En el transcurso de La guerra silenciosa va operando en los personajes una gradual mestización cultural. Para alcanzar este objetivo es imprescindible reivindicarla historia del campesinado quechua, hasta ahora no escrita, como elemento de identidad en el proceso de transformación y continuidad de la cultura indígena en su integración política y económica a la sociedad peruana moderna.

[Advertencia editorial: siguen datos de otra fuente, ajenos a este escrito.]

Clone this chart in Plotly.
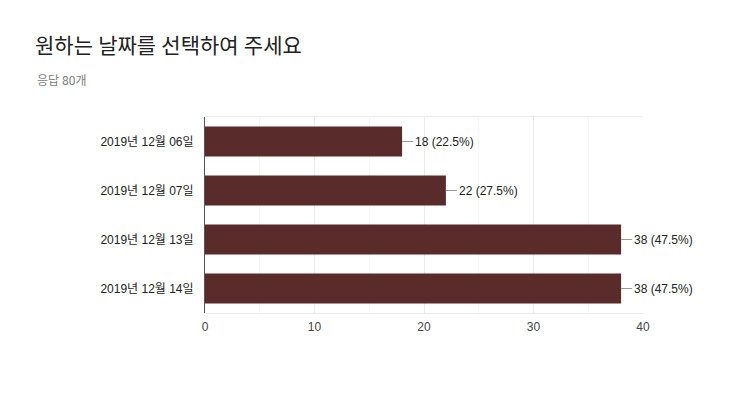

Ledesma no pudo evitar recordar el amargo fin de las luchas campesinas. Para preparar su tesis consagrada a esas rebeldías –sobre las cuales los historiadores no decían prácticamente nada–había consultado las Actas del Patronato de la Raza Indígena. Según ellas, entre 1922 y 1930 estallaron en el Perú 697 rebeliones, ¡697 alzamientos en ocho años, es decir un promedio de setenta anuales! ¡Un alzamiento cada cinco días! ¡Miles de muertos! ¡Cientos de miles de muertos! Alzamientos sucedidos en silencio, combatidos en silencio, aplastados en silencio.
Se impone aquí la acción ética comprendida como una promesa, la de perdurar a través de un quehacer y un enfrentamiento permanentes. El tiempo cíclico del mito se rompe y da lugar al avance en el tiempo lineal de la historia. Sin embargo, Scorza no destruye la conciencia mítica sino que propone un nuevo planteo: en cada uno de los cantares opera el sincretismo mito/historia en la lucha de las comunidades, que evoluciona en un doble terreno mágico y político.
Manuel Scorza, como expresa González Soto, no sólo ha logrado una profunda reflexión sobre el Perú del siglo pasado a partir de una serie de rebeliones concretas, sino que también ha sido capaz de hacer llegar las justas reclamaciones del campesinado quechua al ámbito internacional. En una entrevista con Bensoussan, el autor peruano afirmó: “Yo creo que la lucha es un fin. Cualquiera que sea el resultado del combate, los indios de los Andes Centrales han vencido”.